#### PROBLEM DETAILS:
Copy all of the material word for word, except for the pictures.

#### DATA EXCERPT:
--------------------------------------------------
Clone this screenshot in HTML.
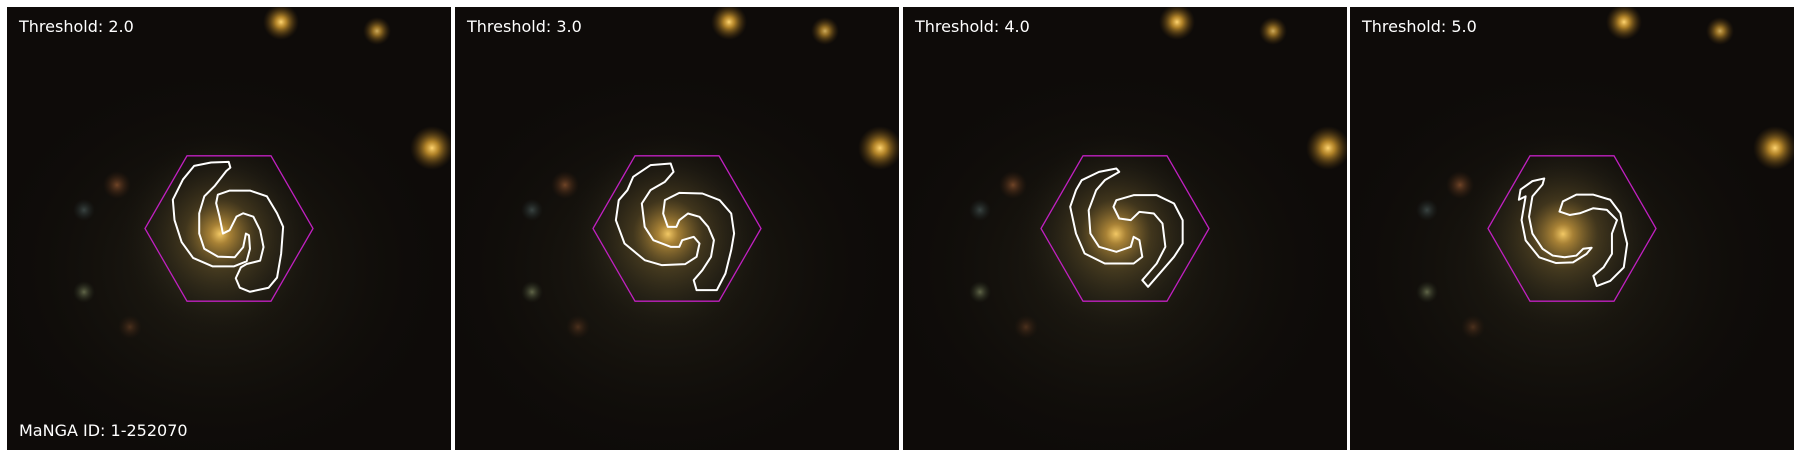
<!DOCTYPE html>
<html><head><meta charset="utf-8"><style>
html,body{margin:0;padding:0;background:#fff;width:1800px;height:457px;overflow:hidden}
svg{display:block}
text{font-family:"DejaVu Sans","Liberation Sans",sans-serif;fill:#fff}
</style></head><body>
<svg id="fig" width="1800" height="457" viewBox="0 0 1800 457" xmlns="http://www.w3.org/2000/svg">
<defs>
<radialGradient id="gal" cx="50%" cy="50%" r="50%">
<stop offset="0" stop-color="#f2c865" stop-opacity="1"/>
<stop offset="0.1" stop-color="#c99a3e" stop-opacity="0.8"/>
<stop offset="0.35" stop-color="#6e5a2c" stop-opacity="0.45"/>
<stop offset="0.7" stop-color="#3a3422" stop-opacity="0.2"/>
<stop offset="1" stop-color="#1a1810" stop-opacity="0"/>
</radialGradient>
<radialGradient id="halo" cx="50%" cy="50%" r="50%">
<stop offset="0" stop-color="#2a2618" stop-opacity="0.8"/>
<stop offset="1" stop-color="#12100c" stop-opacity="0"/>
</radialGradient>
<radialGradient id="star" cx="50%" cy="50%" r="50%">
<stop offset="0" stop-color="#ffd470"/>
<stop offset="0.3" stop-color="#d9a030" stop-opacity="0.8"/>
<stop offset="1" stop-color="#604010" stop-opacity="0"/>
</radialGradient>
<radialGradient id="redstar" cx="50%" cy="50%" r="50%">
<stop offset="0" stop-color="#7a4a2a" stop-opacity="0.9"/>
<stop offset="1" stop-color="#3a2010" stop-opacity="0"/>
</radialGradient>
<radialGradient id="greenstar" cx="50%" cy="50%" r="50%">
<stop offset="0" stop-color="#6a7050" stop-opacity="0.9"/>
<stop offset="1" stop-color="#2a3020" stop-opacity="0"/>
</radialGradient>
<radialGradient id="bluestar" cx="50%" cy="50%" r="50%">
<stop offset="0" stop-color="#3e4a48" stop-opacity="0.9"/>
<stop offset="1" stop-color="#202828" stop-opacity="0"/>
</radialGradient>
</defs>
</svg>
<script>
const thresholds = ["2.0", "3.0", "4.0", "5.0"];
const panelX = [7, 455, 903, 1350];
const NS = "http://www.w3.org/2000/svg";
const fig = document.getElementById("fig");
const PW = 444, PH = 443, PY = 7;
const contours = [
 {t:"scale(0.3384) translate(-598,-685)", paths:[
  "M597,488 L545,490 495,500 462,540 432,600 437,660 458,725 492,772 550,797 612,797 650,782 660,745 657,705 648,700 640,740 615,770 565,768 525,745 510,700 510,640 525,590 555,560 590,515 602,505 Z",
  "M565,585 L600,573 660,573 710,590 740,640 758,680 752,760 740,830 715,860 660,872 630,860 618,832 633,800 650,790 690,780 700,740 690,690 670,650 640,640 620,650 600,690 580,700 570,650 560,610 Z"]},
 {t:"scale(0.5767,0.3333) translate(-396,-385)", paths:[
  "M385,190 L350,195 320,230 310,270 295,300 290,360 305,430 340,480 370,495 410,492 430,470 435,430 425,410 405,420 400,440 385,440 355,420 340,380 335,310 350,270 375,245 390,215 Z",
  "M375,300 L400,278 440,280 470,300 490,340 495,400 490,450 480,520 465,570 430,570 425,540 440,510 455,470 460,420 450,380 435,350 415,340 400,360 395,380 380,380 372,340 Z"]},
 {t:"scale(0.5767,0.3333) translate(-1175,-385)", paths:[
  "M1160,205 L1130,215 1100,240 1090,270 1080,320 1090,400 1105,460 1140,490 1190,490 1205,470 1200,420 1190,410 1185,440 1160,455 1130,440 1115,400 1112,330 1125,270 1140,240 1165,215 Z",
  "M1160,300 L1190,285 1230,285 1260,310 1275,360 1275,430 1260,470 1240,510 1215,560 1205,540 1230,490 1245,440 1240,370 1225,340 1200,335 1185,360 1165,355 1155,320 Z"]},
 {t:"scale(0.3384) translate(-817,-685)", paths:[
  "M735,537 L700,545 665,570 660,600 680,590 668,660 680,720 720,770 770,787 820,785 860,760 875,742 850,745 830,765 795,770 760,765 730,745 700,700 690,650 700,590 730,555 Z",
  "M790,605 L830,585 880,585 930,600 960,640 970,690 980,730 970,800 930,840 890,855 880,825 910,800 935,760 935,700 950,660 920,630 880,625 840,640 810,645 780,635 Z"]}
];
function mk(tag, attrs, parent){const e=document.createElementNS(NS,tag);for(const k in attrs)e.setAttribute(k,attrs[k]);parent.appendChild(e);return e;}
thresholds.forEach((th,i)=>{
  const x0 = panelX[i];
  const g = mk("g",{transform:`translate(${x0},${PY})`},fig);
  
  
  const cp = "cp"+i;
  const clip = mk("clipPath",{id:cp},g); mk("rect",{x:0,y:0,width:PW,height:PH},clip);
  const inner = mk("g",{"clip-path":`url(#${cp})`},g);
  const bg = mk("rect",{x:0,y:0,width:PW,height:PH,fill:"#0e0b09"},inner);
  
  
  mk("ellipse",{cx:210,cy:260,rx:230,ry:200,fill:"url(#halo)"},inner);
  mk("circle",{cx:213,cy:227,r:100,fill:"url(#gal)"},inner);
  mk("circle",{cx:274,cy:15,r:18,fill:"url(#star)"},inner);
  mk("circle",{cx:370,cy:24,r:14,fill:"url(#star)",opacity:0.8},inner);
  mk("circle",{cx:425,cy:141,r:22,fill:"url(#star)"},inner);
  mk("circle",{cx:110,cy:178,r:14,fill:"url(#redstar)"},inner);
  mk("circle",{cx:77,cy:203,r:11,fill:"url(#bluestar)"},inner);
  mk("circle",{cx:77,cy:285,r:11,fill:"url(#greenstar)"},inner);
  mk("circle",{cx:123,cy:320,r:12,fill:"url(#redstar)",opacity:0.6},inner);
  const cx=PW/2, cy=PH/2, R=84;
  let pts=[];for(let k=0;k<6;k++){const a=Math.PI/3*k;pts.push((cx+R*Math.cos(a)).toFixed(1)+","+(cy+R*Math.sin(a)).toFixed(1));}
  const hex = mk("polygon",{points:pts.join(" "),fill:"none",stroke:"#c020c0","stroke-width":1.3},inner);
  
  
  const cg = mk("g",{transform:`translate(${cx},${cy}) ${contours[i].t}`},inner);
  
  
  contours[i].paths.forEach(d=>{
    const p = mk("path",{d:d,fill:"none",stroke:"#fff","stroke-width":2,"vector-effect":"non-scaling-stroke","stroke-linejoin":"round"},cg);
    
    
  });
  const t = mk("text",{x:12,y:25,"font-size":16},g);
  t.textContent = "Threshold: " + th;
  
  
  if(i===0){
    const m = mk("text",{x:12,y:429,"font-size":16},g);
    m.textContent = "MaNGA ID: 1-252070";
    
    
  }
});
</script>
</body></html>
--------------------------------------------------
#### FINISHED TASK:
Clone this screenshot in HTML.
<!DOCTYPE html>
<html><head><meta charset="utf-8"><style>
html,body{margin:0;padding:0;background:#fff;width:1800px;height:457px;overflow:hidden}
svg{display:block}
text{font-family:"DejaVu Sans","Liberation Sans",sans-serif;fill:#fff}
</style></head><body>
<svg id="fig" width="1800" height="457" viewBox="0 0 1800 457" xmlns="http://www.w3.org/2000/svg">
<defs>
<radialGradient id="gal" cx="50%" cy="50%" r="50%">
<stop offset="0" stop-color="#f2c865" stop-opacity="1"/>
<stop offset="0.1" stop-color="#c99a3e" stop-opacity="0.8"/>
<stop offset="0.35" stop-color="#6e5a2c" stop-opacity="0.45"/>
<stop offset="0.7" stop-color="#3a3422" stop-opacity="0.2"/>
<stop offset="1" stop-color="#1a1810" stop-opacity="0"/>
</radialGradient>
<radialGradient id="halo" cx="50%" cy="50%" r="50%">
<stop offset="0" stop-color="#2a2618" stop-opacity="0.8"/>
<stop offset="1" stop-color="#12100c" stop-opacity="0"/>
</radialGradient>
<radialGradient id="star" cx="50%" cy="50%" r="50%">
<stop offset="0" stop-color="#ffd470"/>
<stop offset="0.3" stop-color="#d9a030" stop-opacity="0.8"/>
<stop offset="1" stop-color="#604010" stop-opacity="0"/>
</radialGradient>
<radialGradient id="redstar" cx="50%" cy="50%" r="50%">
<stop offset="0" stop-color="#7a4a2a" stop-opacity="0.9"/>
<stop offset="1" stop-color="#3a2010" stop-opacity="0"/>
</radialGradient>
<radialGradient id="greenstar" cx="50%" cy="50%" r="50%">
<stop offset="0" stop-color="#6a7050" stop-opacity="0.9"/>
<stop offset="1" stop-color="#2a3020" stop-opacity="0"/>
</radialGradient>
<radialGradient id="bluestar" cx="50%" cy="50%" r="50%">
<stop offset="0" stop-color="#3e4a48" stop-opacity="0.9"/>
<stop offset="1" stop-color="#202828" stop-opacity="0"/>
</radialGradient>
</defs>
</svg>
<script>
const thresholds = ["2.0", "3.0", "4.0", "5.0"];
const panelX = [7, 455, 903, 1350];
const NS = "http://www.w3.org/2000/svg";
const fig = document.getElementById("fig");
const PW = 444, PH = 443, PY = 7;
const contours = [
 {t:"scale(0.3384) translate(-598,-685)", paths:[
  "M597,488 L545,490 495,500 462,540 432,600 437,660 458,725 492,772 550,797 612,797 650,782 660,745 657,705 648,700 640,740 615,770 565,768 525,745 510,700 510,640 525,590 555,560 590,515 602,505 Z",
  "M565,585 L600,573 660,573 710,590 740,640 758,680 752,760 740,830 715,860 660,872 630,860 618,832 633,800 650,790 690,780 700,740 690,690 670,650 640,640 620,650 600,690 580,700 570,650 560,610 Z"]},
 {t:"scale(0.5767,0.3333) translate(-396,-385)", paths:[
  "M385,190 L350,195 320,230 310,270 295,300 290,360 305,430 340,480 370,495 410,492 430,470 435,430 425,410 405,420 400,440 385,440 355,420 340,380 335,310 350,270 375,245 390,215 Z",
  "M375,300 L400,278 440,280 470,300 490,340 495,400 490,450 480,520 465,570 430,570 425,540 440,510 455,470 460,420 450,380 435,350 415,340 400,360 395,380 380,380 372,340 Z"]},
 {t:"scale(0.5767,0.3333) translate(-1175,-385)", paths:[
  "M1160,205 L1130,215 1100,240 1090,270 1080,320 1090,400 1105,460 1140,490 1190,490 1205,470 1200,420 1190,410 1185,440 1160,455 1130,440 1115,400 1112,330 1125,270 1140,240 1165,215 Z",
  "M1160,300 L1190,285 1230,285 1260,310 1275,360 1275,430 1260,470 1240,510 1215,560 1205,540 1230,490 1245,440 1240,370 1225,340 1200,335 1185,360 1165,355 1155,320 Z"]},
 {t:"scale(0.3384) translate(-817,-685)", paths:[
  "M735,537 L700,545 665,570 660,600 680,590 668,660 680,720 720,770 770,787 820,785 860,760 875,742 850,745 830,765 795,770 760,765 730,745 700,700 690,650 700,590 730,555 Z",
  "M790,605 L830,585 880,585 930,600 960,640 970,690 980,730 970,800 930,840 890,855 880,825 910,800 935,760 935,700 950,660 920,630 880,625 840,640 810,645 780,635 Z"]}
];
function mk(tag, attrs, parent){const e=document.createElementNS(NS,tag);for(const k in attrs)e.setAttribute(k,attrs[k]);parent.appendChild(e);return e;}
thresholds.forEach((th,i)=>{
  const x0 = panelX[i];
  const g = mk("g",{transform:`translate(${x0},${PY})`},fig);
  
  
  const cp = "cp"+i;
  const clip = mk("clipPath",{id:cp},g); mk("rect",{x:0,y:0,width:PW,height:PH},clip);
  const inner = mk("g",{"clip-path":`url(#${cp})`},g);
  const bg = mk("rect",{x:0,y:0,width:PW,height:PH,fill:"#0e0b09"},inner);
  
  
  mk("ellipse",{cx:210,cy:260,rx:230,ry:200,fill:"url(#halo)"},inner);
  mk("circle",{cx:213,cy:227,r:100,fill:"url(#gal)"},inner);
  mk("circle",{cx:274,cy:15,r:18,fill:"url(#star)"},inner);
  mk("circle",{cx:370,cy:24,r:14,fill:"url(#star)",opacity:0.8},inner);
  mk("circle",{cx:425,cy:141,r:22,fill:"url(#star)"},inner);
  mk("circle",{cx:110,cy:178,r:14,fill:"url(#redstar)"},inner);
  mk("circle",{cx:77,cy:203,r:11,fill:"url(#bluestar)"},inner);
  mk("circle",{cx:77,cy:285,r:11,fill:"url(#greenstar)"},inner);
  mk("circle",{cx:123,cy:320,r:12,fill:"url(#redstar)",opacity:0.6},inner);
  const cx=PW/2, cy=PH/2, R=84;
  let pts=[];for(let k=0;k<6;k++){const a=Math.PI/3*k;pts.push((cx+R*Math.cos(a)).toFixed(1)+","+(cy+R*Math.sin(a)).toFixed(1));}
  const hex = mk("polygon",{points:pts.join(" "),fill:"none",stroke:"#c020c0","stroke-width":1.3},inner);
  
  
  const cg = mk("g",{transform:`translate(${cx},${cy}) ${contours[i].t}`},inner);
  
  
  contours[i].paths.forEach(d=>{
    const p = mk("path",{d:d,fill:"none",stroke:"#fff","stroke-width":2,"vector-effect":"non-scaling-stroke","stroke-linejoin":"round"},cg);
    
    
  });
  const t = mk("text",{x:12,y:25,"font-size":16},g);
  t.textContent = "Threshold: " + th;
  
  
  if(i===0){
    const m = mk("text",{x:12,y:429,"font-size":16},g);
    m.textContent = "MaNGA ID: 1-252070";
    
    
  }
});
</script>
</body></html>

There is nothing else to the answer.